In-Process Research and Development and Amortization of Intangibles

In the second quarter of fiscal 2001 we incurred an in- process research and development charge of $4.6 million related to the acquisition of U|Force.

In conjunction with the acquisition of Odisei S.A. in May 1999, we recorded intangible assets related to goodwill and workforce that are being amortized on a straight-line basis over five and three years, respectively. Approximately $190,000 of such amortization was charged to operations during each of the two three-month periods ending September 30, 2001 and 2000. An additional $3.4 million was charged to operating expenses during the second quarter of fiscal 2001 related to the amortization of intangible assets acquired as a result of the acquisition of U|Force. Amortization of intangible assets totaled $382,000 and $3.8 million in the six month periods ended September 30, 2001 and 2000, respectively. This decrease in amortization of intangibles was primarily due to the write off of U|Force intangible assets during the fourth quarter of fiscal 2001.

See the financial statements in our Report on Form 10-K for the fiscal year ended March 31, 2001 for further explanation of the U|Force transaction.

Other Income, Net

In the second quarters of fiscal 2002 and 2001, other income, net, was $112,000 and $918,000, respectively. During the six month periods ending September 30, 2001 and 2000, other income, net, was $456,000 and $1.9 million, respectively. During fiscal 1996, we acquired an equity position in a privately held company. We realized a gain of $225,000 in the quarter ended June 30, 2000 resulting from the sale of this investment. Apart from the realized gain on the sale of an investment as noted above, other income consists primarily of interest income earned on our cash and cash equivalents. Interest income decreased significantly in the first two quarters of fiscal 2002 as compared to the corresponding periods of the prior fiscal year due primarily to significantly lower average cash and cash equivalent balances combined with lower interest rates.

Interest Expense

Interest expense for the three and six month periods ended September 30, 2001 and 2000, respectively, consists mainly of charges associated with the convertible subordinated debentures issued in December 1999, as well as the amortization of the related debt discount and debt issuance costs. In addition, approximately $32,000 of interest expense was incurred in the quarter ended September 30, 2000 resulting from lines of credit assumed as part of the U|Force acquisition.

Provision for Income Taxes

There were no tax provisions recorded in the second quarters of fiscal 2002 and 2001, or during the six month period ended September 30, 2001, due to net losses incurred.
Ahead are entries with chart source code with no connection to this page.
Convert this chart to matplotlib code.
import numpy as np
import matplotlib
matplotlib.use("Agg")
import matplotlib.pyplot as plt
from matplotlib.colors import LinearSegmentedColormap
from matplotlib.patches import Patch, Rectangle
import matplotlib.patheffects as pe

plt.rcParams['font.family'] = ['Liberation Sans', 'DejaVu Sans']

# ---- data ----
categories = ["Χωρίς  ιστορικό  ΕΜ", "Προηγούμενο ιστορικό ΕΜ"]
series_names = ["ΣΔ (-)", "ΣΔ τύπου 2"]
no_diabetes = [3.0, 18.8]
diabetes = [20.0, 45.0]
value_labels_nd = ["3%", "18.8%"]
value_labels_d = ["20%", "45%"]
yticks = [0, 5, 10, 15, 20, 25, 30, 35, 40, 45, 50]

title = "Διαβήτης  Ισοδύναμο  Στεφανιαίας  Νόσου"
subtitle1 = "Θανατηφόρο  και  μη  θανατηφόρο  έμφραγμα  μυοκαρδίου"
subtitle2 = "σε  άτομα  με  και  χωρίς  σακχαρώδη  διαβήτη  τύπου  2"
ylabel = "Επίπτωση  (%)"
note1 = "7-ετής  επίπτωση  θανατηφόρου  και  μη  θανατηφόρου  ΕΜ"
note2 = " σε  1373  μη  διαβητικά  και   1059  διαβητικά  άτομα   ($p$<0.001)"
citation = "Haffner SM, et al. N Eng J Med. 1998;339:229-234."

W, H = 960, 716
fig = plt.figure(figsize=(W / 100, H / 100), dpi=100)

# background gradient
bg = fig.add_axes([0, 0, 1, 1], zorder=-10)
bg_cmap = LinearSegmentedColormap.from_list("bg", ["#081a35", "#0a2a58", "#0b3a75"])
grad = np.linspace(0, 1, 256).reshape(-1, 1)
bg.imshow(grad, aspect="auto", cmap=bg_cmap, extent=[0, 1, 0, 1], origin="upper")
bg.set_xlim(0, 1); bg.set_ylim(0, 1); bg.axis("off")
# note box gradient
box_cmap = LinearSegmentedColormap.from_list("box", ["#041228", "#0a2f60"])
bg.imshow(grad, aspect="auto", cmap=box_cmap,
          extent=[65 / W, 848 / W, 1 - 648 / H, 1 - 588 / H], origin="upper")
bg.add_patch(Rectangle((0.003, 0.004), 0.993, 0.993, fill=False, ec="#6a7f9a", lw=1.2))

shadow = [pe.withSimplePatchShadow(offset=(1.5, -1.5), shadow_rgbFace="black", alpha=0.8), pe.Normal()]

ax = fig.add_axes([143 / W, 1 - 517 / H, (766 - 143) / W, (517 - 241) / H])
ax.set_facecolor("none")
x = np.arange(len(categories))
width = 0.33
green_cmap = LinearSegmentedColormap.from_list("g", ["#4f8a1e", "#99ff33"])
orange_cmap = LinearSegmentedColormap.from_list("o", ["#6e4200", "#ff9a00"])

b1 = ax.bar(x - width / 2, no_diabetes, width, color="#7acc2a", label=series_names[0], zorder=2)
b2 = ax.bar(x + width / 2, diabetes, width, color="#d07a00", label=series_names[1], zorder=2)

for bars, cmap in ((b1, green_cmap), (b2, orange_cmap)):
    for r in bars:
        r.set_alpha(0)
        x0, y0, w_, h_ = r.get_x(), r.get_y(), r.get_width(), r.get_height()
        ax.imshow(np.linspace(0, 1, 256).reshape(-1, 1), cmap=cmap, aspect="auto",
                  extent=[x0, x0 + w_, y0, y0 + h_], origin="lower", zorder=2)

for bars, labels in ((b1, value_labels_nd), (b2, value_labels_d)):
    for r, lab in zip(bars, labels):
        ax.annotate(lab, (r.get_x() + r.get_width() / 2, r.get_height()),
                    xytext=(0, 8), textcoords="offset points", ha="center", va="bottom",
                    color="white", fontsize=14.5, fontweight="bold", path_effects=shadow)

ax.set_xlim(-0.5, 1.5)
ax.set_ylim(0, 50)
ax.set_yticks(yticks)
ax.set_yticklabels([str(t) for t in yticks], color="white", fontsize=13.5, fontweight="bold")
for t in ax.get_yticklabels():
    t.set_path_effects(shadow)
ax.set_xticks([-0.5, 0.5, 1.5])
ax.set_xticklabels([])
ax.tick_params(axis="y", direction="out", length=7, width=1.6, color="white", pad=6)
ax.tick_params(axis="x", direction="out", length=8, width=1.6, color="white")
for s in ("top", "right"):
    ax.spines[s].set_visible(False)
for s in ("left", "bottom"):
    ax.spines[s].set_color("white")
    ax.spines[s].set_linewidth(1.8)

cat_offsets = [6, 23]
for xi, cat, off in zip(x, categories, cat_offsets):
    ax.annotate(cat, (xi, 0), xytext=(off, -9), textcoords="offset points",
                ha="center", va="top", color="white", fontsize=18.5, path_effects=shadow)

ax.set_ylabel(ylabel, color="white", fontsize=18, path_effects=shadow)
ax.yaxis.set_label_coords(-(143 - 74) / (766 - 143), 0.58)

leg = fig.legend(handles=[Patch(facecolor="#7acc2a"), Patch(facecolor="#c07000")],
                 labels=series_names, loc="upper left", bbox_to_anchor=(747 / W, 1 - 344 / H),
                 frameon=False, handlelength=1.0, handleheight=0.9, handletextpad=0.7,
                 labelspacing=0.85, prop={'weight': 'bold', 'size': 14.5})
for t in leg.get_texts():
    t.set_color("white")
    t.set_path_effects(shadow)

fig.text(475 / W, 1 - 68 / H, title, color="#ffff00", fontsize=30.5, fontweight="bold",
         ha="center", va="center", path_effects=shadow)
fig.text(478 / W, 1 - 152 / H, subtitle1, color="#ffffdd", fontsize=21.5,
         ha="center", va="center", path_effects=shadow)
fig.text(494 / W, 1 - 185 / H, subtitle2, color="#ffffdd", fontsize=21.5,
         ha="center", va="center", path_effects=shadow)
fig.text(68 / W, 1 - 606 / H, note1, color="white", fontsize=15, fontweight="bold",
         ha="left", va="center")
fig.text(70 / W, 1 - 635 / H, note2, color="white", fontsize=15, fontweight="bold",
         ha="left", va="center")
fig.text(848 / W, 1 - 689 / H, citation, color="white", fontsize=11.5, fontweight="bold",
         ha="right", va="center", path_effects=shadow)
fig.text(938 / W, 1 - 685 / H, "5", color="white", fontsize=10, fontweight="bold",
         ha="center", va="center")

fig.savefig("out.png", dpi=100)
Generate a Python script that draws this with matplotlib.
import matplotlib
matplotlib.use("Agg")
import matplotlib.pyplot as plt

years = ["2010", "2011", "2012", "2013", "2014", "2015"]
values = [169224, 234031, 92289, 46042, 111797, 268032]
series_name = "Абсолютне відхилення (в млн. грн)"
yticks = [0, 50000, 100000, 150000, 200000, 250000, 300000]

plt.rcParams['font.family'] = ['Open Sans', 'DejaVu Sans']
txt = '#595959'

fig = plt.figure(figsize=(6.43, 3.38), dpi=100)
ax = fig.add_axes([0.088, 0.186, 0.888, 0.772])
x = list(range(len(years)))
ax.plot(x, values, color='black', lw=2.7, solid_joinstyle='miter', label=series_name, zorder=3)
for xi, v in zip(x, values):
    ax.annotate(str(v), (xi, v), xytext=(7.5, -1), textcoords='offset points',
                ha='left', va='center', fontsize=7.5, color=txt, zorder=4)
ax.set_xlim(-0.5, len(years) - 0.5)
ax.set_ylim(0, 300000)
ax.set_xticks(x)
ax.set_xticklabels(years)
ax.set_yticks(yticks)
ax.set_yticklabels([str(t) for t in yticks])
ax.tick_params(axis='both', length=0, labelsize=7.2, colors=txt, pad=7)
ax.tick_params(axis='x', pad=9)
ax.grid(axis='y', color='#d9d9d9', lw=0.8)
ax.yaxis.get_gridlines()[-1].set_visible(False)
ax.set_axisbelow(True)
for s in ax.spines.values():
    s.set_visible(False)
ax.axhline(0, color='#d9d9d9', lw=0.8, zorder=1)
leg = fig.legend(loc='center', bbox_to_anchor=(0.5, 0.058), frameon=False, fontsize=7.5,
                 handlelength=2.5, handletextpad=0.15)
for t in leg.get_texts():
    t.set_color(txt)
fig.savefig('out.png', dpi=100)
The tax provision of $12,000 reported for the six month period ended September 30, 2000 represents certain foreign taxes.

Recent Accounting Pronouncements

In June 1998, the Financial Accounting Standards Board (FASB) issued Statement of Financial Accounting Standards (SFAS) No. 133, "Accounting for Derivative Financial Instruments and for Hedging Activities." SFAS No. 133, as amended by SFAS No. 138, provides a comprehensive and consistent standard for the recognition and measurement of derivatives and hedging activities. The Company adopted SFAS No. 133, beginning April 1, 2001, and it did not have a material impact on the Company's results of operations or financial condition.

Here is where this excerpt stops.